UPDATE, Sunday, Nov. 5: The Supreme Court on Saturday afternoon cleared the way for Texas officials to continue to enforce new restrictions on aiding others to cast absentee ballots. In a brief order, found here, the Court refused to block a Fifth Circuit Court order permitting the enforcement through Tuesday’s election. Justice David H. Souter noted that he would have granted the application in Ray v. Abbott (06A466).

A group of Texans who have been helping elderly and disabled voters cast absentee ballots by mail asked the Supreme Court on Friday to block enforcement of a state law that they claim will impede the assistance they are providing, and result in ballots not being counted in next Tuesday’s election. The application also contended that enforcement of the state law have been having the greatest impact on black, Hispanic and Democratic voters. Here is the text of the application (not yet numbered) in Ray, et al., v.
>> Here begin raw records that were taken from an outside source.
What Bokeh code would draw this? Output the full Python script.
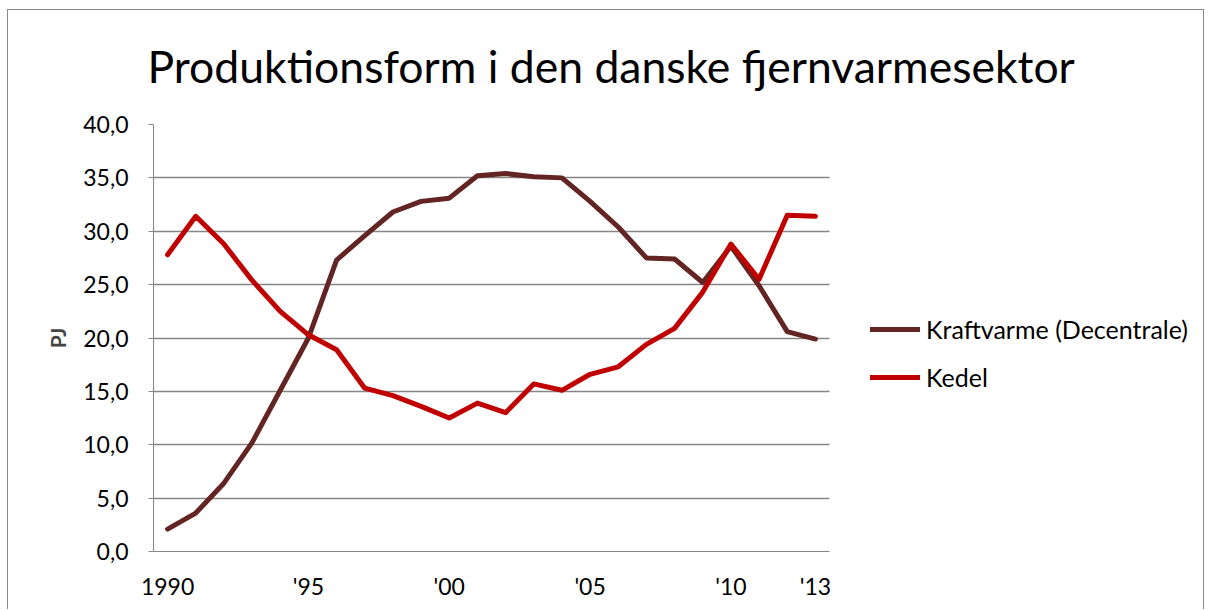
from bokeh.plotting import figure
from bokeh.models import Range1d, FixedTicker, Legend, LegendItem, Title
from bokeh.embed import file_html
from bokeh.resources import INLINE

years = list(range(1990, 2014))
kraftvarme = [2.1, 3.6, 6.4, 10.2, 15.1, 20.0, 27.3, 29.6, 31.8, 32.8, 33.1, 35.2,
              35.4, 35.1, 35.0, 32.8, 30.4, 27.5, 27.4, 25.2, 28.6, 24.9, 20.6, 19.9]
kedel = [27.8, 31.4, 28.8, 25.4, 22.5, 20.3, 18.9, 15.3, 14.6, 13.6, 12.5, 13.9,
         13.0, 15.7, 15.1, 16.6, 17.3, 19.4, 20.9, 24.3, 28.8, 25.5, 31.5, 31.4]
series_names = ["Kraftvarme (Decentrale)", "Kedel"]
x_tick_years = [1990, 1995, 2000, 2005, 2010, 2013]
x_tick_labels = ["1990", "'95", "'00", "'05", "'10", "'13"]
y_ticks = [0, 5, 10, 15, 20, 25, 30, 35, 40]
y_tick_labels = ["0,0", "5,0", "10,0", "15,0", "20,0", "25,0", "30,0", "35,0", "40,0"]

FONT = "Lato"
GRAY = "#868686"

W, H = 1197, 609
BL, BR, BT, BB = 146, 10, 124, 58
PLOT_W = 676                      # width of the data area (categories)
frame_w = W - BL - BR
x0 = years[0] - 0.5
x1 = years[-1] + 0.5
x_end = x0 + (x1 - x0) * frame_w / PLOT_W   # extra room on the right for the legend

p = figure(width=W, height=H, output_backend="svg", toolbar_location=None,
           x_range=Range1d(x0, x_end), y_range=Range1d(0, 40),
           min_border_left=BL, min_border_right=BR, min_border_top=BT,
           min_border_bottom=BB)
bc = "#888888"
p.styles = {
    "margin-left": "7px",
    "background": (f"linear-gradient({bc},{bc}) 0 9px / 100% 1px no-repeat, "
                   f"linear-gradient({bc},{bc}) 0 9px / 1px 100% no-repeat, "
                   f"linear-gradient({bc},{bc}) 100% 9px / 1px 100% no-repeat, white"),
}
p.outline_line_color = None
p.background_fill_color = "white"
p.border_fill_alpha = 0

p.title = Title(text="Produktionsform i den danske fjernvarmesektor",
                text_font=FONT, text_font_size="44.5px", text_font_style="normal",
                text_color="#000000", align="left", offset=-6, standoff=66)

# axes
p.xaxis.ticker = FixedTicker(ticks=x_tick_years)
p.xaxis.major_label_overrides = {y: l for y, l in zip(x_tick_years, x_tick_labels)}
p.xaxis.bounds = (x0, x1)
p.xaxis.major_tick_line_color = None
p.xaxis.minor_tick_line_color = None
p.xaxis.axis_line_color = GRAY
p.xaxis.major_label_text_font = FONT
p.xaxis.major_label_text_font_size = "23px"
p.xaxis.major_label_text_color = "#000000"
p.xaxis.major_label_standoff = 14

p.yaxis.ticker = FixedTicker(ticks=y_ticks)
p.yaxis.major_label_overrides = {v: l for v, l in zip(y_ticks, y_tick_labels)}
p.yaxis.minor_tick_line_color = None
p.yaxis.axis_line_color = GRAY
p.yaxis.major_tick_line_color = GRAY
p.yaxis.major_tick_out = 5
p.yaxis.major_tick_in = 0
p.yaxis.major_label_text_font = FONT
p.yaxis.major_label_text_font_size = "23px"
p.yaxis.major_label_text_color = "#000000"
p.yaxis.major_label_standoff = 20
p.yaxis.axis_label = "PJ"
p.yaxis.axis_label_text_font = FONT
p.yaxis.axis_label_text_font_size = "21px"
p.yaxis.axis_label_text_font_style = "bold"
p.yaxis.axis_label_standoff = 10

p.xgrid.grid_line_color = None
p.ygrid.grid_line_color = GRAY
p.ygrid.grid_line_width = 1.3
p.ygrid.cross_bounds = (x0, x1)

r1 = p.line(years, kraftvarme, line_color="#632523", line_width=5, line_join="round", line_cap="round")
r2 = p.line(years, kedel, line_color="#C00000", line_width=5, line_join="round", line_cap="round")

legend = Legend(items=[LegendItem(label=series_names[0], renderers=[r1]),
                       LegendItem(label=series_names[1], renderers=[r2])],
                location=(717, 159), orientation="vertical",
                glyph_width=50, glyph_height=22, label_height=22, label_standoff=6,
                spacing=18, padding=0, margin=0,
                label_text_font=FONT, label_text_font_size="25px",
                label_text_color="#000000",
                border_line_color=None, background_fill_alpha=0)
p.add_layout(legend, "center")

open("out.html", "w").write(file_html(p, INLINE))
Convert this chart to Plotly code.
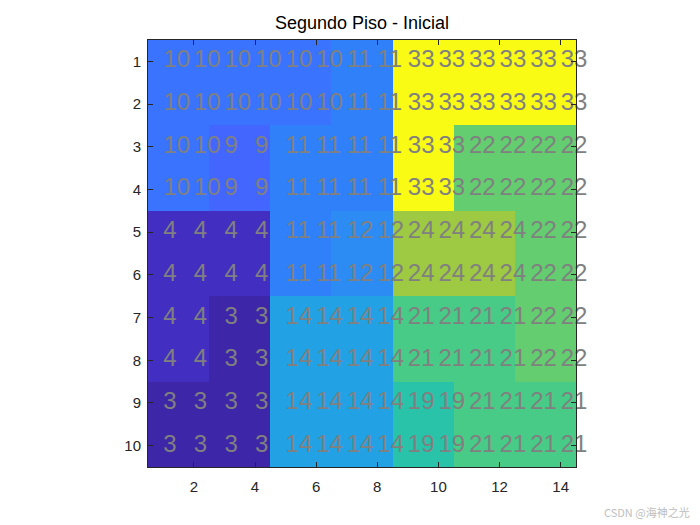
import plotly.graph_objects as go
import numpy as np

title = "Segundo Piso - Inicial"
rows = list(range(1, 11))
cols = list(range(1, 15))
grid = [
    [10, 10, 10, 10, 10, 10, 11, 11, 33, 33, 33, 33, 33, 33],
    [10, 10, 10, 10, 10, 10, 11, 11, 33, 33, 33, 33, 33, 33],
    [10, 10, 9, 9, 11, 11, 11, 11, 33, 33, 22, 22, 22, 22],
    [10, 10, 9, 9, 11, 11, 11, 11, 33, 33, 22, 22, 22, 22],
    [4, 4, 4, 4, 11, 11, 12, 12, 24, 24, 24, 24, 22, 22],
    [4, 4, 4, 4, 11, 11, 12, 12, 24, 24, 24, 24, 22, 22],
    [4, 4, 3, 3, 14, 14, 14, 14, 21, 21, 21, 21, 22, 22],
    [4, 4, 3, 3, 14, 14, 14, 14, 21, 21, 21, 21, 22, 22],
    [3, 3, 3, 3, 14, 14, 14, 14, 19, 19, 21, 21, 21, 21],
    [3, 3, 3, 3, 14, 14, 14, 14, 19, 19, 21, 21, 21, 21],
]
x_ticks = [2, 4, 6, 8, 10, 12, 14]
y_ticks = list(range(1, 11))

parula = [
    (0.2422, 0.1504, 0.6603), (0.2504, 0.1650, 0.7076), (0.2578, 0.1818, 0.7511), (0.2647, 0.1978, 0.7952),
    (0.2706, 0.2147, 0.8364), (0.2751, 0.2342, 0.8710), (0.2783, 0.2559, 0.8991), (0.2803, 0.2782, 0.9221),
    (0.2813, 0.3006, 0.9414), (0.2810, 0.3228, 0.9579), (0.2795, 0.3447, 0.9717), (0.2760, 0.3667, 0.9829),
    (0.2699, 0.3892, 0.9906), (0.2602, 0.4123, 0.9952), (0.2440, 0.4358, 0.9988), (0.2206, 0.4603, 0.9973),
    (0.1963, 0.4847, 0.9892), (0.1834, 0.5074, 0.9798), (0.1786, 0.5289, 0.9682), (0.1764, 0.5499, 0.9520),
    (0.1687, 0.5703, 0.9359), (0.1540, 0.5902, 0.9218), (0.1460, 0.6091, 0.9079), (0.1380, 0.6276, 0.8973),
    (0.1248, 0.6459, 0.8883), (0.1113, 0.6635, 0.8763), (0.0952, 0.6798, 0.8598), (0.0689, 0.6948, 0.8394),
    (0.0297, 0.7082, 0.8163), (0.0036, 0.7203, 0.7917), (0.0067, 0.7312, 0.7660), (0.0433, 0.7411, 0.7394),
    (0.0964, 0.7500, 0.7120), (0.1408, 0.7584, 0.6842), (0.1717, 0.7670, 0.6554), (0.1938, 0.7758, 0.6251),
    (0.2161, 0.7843, 0.5923), (0.2470, 0.7918, 0.5567), (0.2906, 0.7973, 0.5188), (0.3406, 0.8008, 0.4789),
    (0.3909, 0.8029, 0.4354), (0.4456, 0.8024, 0.3909), (0.5044, 0.7993, 0.3480), (0.5616, 0.7942, 0.3045),
    (0.6174, 0.7876, 0.2612), (0.6720, 0.7793, 0.2227), (0.7242, 0.7698, 0.1910), (0.7738, 0.7598, 0.1646),
    (0.8203, 0.7498, 0.1535), (0.8634, 0.7406, 0.1596), (0.9035, 0.7330, 0.1774), (0.9393, 0.7288, 0.2100),
    (0.9728, 0.7298, 0.2394), (0.9956, 0.7434, 0.2371), (0.9970, 0.7659, 0.2199), (0.9952, 0.7893, 0.2028),
    (0.9892, 0.8136, 0.1885), (0.9786, 0.8386, 0.1766), (0.9676, 0.8639, 0.1643), (0.9610, 0.8890, 0.1537),
    (0.9597, 0.9135, 0.1423), (0.9628, 0.9373, 0.1265), (0.9691, 0.9606, 0.1064), (0.9769, 0.9839, 0.0805),
]
n = len(parula)
colorscale = [[i / (n - 1), "rgb(%d,%d,%d)" % tuple(round(c * 255) for c in col)] for i, col in enumerate(parula)]

fig = go.Figure()
fig.add_trace(go.Heatmap(
    z=grid, x=cols, y=rows, colorscale=colorscale, zmin=3, zmax=33,
    showscale=False, hoverinfo="skip",
))

tx, ty, tt = [], [], []
for r, row in zip(rows, grid):
    for c, v in zip(cols, row):
        tx.append(c)
        ty.append(r)
        tt.append(str(v))
fig.add_trace(go.Scatter(
    x=tx, y=ty, text=tt, mode="text", textposition="middle right",
    textfont=dict(family="Liberation Sans, Arial", size=24, color="rgb(128,128,128)"),
    cliponaxis=False, hoverinfo="skip", showlegend=False,
))

axis_common = dict(
    showline=True, linecolor="rgb(38,38,38)", linewidth=1, mirror="ticks",
    ticks="inside", ticklen=5, tickcolor="rgb(38,38,38)", showgrid=False, zeroline=False,
    tickfont=dict(family="Liberation Sans, Arial", size=15, color="rgb(38,38,38)"),
)
fig.update_xaxes(range=[0.5, 14.5], tickvals=x_ticks, ticklabelstandoff=6, **axis_common)
fig.update_yaxes(range=[10.5, 0.5], tickvals=y_ticks, ticklabelstandoff=3, **axis_common)

# body margin of 8px offsets the figure inside the window
L, R, T, B = 140, 568, 32, 459
fig.update_layout(
    width=700, height=525,
    margin=dict(l=L, r=700 - R, t=T, b=525 - B),
    paper_bgcolor="white", plot_bgcolor="white",
    title=dict(text=title, x=(L + R) / 2 / 700, xanchor="center", y=1 - 15 / 525, yanchor="middle",
               font=dict(family="Liberation Sans, Arial", size=18, color="black")),
    showlegend=False,
)
fig.add_annotation(
    text="CSDN @海神之光", xref="paper", yref="paper", x=(684 - L) / (R - L), y=-(504 - B) / (B - T),
    xanchor="right", yanchor="middle", showarrow=False,
    font=dict(family="Noto Sans CJK SC", size=11, color="rgb(190,190,190)"),
)
fig.write_html("out.html")
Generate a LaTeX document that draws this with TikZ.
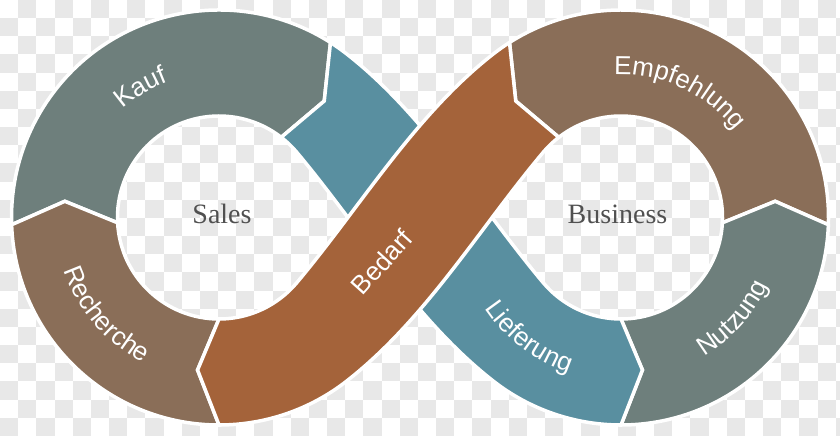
\documentclass[tikz,border=0pt]{standalone}
\usepackage{fontspec}
\setmainfont{Liberation Serif}
\setsansfont{Liberation Sans}
\usetikzlibrary{calc,decorations.text}
\definecolor{cgray}{HTML}{6E7F7C}
\definecolor{cteal}{HTML}{598FA0}
\definecolor{cbrown}{HTML}{8A6E58}
\definecolor{corange}{HTML}{A4633A}
\definecolor{checkgray}{HTML}{E8E8E8}
\definecolor{txtgray}{HTML}{505050}
\newcommand\lblfont{\fontsize{26}{26}\selectfont\sffamily\color{white}}
\begin{document}
\begin{tikzpicture}[x=1pt,y=1pt,
  seg/.style={draw=white,line width=3.5pt},
  ctext/.style={font=\fontsize{28}{28}\selectfont\rmfamily,text=txtgray,anchor=base,inner sep=0pt}]
\useasboundingbox (0,0) rectangle (840,436);
\fill[white] (0,0) rectangle (840,436);
\begin{scope}
\clip (0,0) rectangle (840,436);
\foreach \i in {0,...,46}{\foreach \j in {0,...,23}{%
  \pgfmathtruncatemacro{\chk}{mod(\i+\j,2)}%
  \ifnum\chk=1 \fill[checkgray] ({\i*18.1667},{436-(\j+1)*18.1667}) rectangle ++(18.1667,18.1667);\fi
}}
\end{scope}
\coordinate (L) at (219,218.5);
\coordinate (R) at (621,218.5);
% Kauf
\path[seg,fill=cgray] ($(L)+(57.5:207.5)$) arc[start angle=57.5,end angle=182,radius=207.5]
  -- ($(L)+(174:155)$) -- ($(L)+(183:101.5)$) arc[start angle=183,end angle=52.2,radius=101.5]
  -- ($(L)+(47.9:157)$) -- cycle;
% Recherche
\path[seg,fill=cbrown] ($(L)+(182:207.5)$) arc[start angle=182,end angle=270,radius=207.5]
  -- ($(L)+(262:154)$) -- ($(L)+(270:101.5)$) arc[start angle=270,end angle=183,radius=101.5]
  -- ($(L)+(174:155)$) -- cycle;
% Empfehlung
\path[seg,fill=cbrown] ($(R)+(-2:207.5)$) arc[start angle=-2,end angle=122.5,radius=207.5]
  -- ($(R)+(132.1:157)$) -- ($(R)+(127.8:101.5)$) arc[start angle=127.8,end angle=-3,radius=101.5]
  -- ($(R)+(6:155)$) -- cycle;
% Nutzung
\path[seg,fill=cgray] ($(R)+(-90:207.5)$) arc[start angle=-90,end angle=-2,radius=207.5]
  -- ($(R)+(6:155)$) -- ($(R)+(-3:101.5)$) arc[start angle=-3,end angle=-90,radius=101.5]
  -- ($(R)+(-82:154)$) -- cycle;
% teal band (Lieferung)
\path[seg,fill=cteal] ($(R)+(270:207.5)$) arc[start angle=270,end angle=232,radius=207.5]
  .. controls ($(R)+(232:207.5)+(142:100)$) and ($(L)+(40:101.5)+(-50:100)$) .. ($(L)+(40:101.5)$)
  arc[start angle=40,end angle=52.2,radius=101.5]
  -- ($(L)+(47.9:157)$) -- ($(L)+(57.5:207.5)$) arc[start angle=57.5,end angle=52,radius=207.5]
  .. controls ($(L)+(52:207.5)+(-38:100)$) and ($(R)+(220:101.5)+(130:100)$) .. ($(R)+(220:101.5)$)
  arc[start angle=220,end angle=270,radius=101.5]
  -- ($(R)+(-82:154)$) -- cycle;
% Bedarf band
\path[seg,fill=corange] ($(L)+(-90:207.5)$) arc[start angle=-90,end angle=-52,radius=207.5]
  .. controls ($(L)+(-52:207.5)+(38:100)$) and ($(R)+(140:101.5)+(230:100)$) .. ($(R)+(140:101.5)$)
  arc[start angle=140,end angle=127.8,radius=101.5]
  -- ($(R)+(132.1:157)$) -- ($(R)+(122.5:207.5)$) arc[start angle=122.5,end angle=128,radius=207.5]
  .. controls ($(R)+(128:207.5)+(218:100)$) and ($(L)+(-40:101.5)+(50:100)$) .. ($(L)+(-40:101.5)$)
  arc[start angle=-40,end angle=-90,radius=101.5]
  -- ($(L)+(-98:154)$) -- cycle;
% curved labels
\path[decorate,decoration={text along path,text align=center,text={|\lblfont|Kauf}}]
  ($(L)+(170:145)$) arc[start angle=170,end angle=72,radius=145];
\path[decorate,decoration={text along path,text align=center,text={|\lblfont|Empfehlung}}]
  ($(R)+(130:143)$) arc[start angle=130,end angle=0,radius=143];
\path[decorate,decoration={text along path,text align=center,text={|\lblfont|Recherche}}]
  ($(L)+(180:164)$) arc[start angle=180,end angle=261.2,radius=164];
\path[decorate,decoration={text along path,text align=center,text={|\lblfont|Lieferung}}]
  ($(R)+(192:164)$) arc[start angle=192,end angle=272.8,radius=164];
\path[decorate,decoration={text along path,text align=center,text={|\lblfont|Nutzung}}]
  ($(R)+(-85:162)$) arc[start angle=-85,end angle=1,radius=162];
\node[rotate=48,font=\fontsize{26}{26}\selectfont\sffamily,text=white,inner sep=0pt] (bedarf) at (381.5,174) {Bedarf};
\node[ctext] (sales) at (222,212.7) {Sales};
\node[ctext] (business) at (617.5,212.7) {Business};
\end{tikzpicture}
\end{document}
Abbott, et al.

The application in Ray v. Texas was submitted to Justice Antonin Scalia, who handles emergency matters from the Fifth Circuit. Earlier Friday, the Fifth Circuit Court lifted a federal judge’s order to block a provision that makes it a crime in some circumstances for one person to have in their possession an absentee ballot being cast by another, even though the ballot is merely being carried to a mail box.

The lawsuit originally filed on Sept. 21 was a much broader challenge to a series of laws passed by the Texas legislature in 2003 designed to curb alleged fraud in the absentee balloting process. U.S. District Judge T. John Ward of Marshall on Tuesday blocked only the parts of the law dealing with casting the ballots by mail, and provided protection for that process only when done with the specific consent of the voter. Judge Ward kept in effect the authority of state officials to require that any ballot dropped in the mail must have, on the envelope, identifying information about the person doing the mailing on behalf of the voter. A ballot cast in violation of the state law will not be counted, the law provides.

The part of the order blocking the possession provision was vacated by the Fifth Circuit in an unexplained order Friday, at the request of state officials. One judge on the panel suggested in a brief concurring opinion that the state law involved “overly broad criminalization” of the assistance to absentee voters, but said whether it was causing any harm was “somewhat speculative” at this point.

In their application to Justice Scalia, the voting assistants and one absentee voters, along with the state’s Democratic Party, contends that the state is discriminating in its enforcement of the law, and is intimidating absentee voters and the people who are helping them prepare and cast their ballots by mail.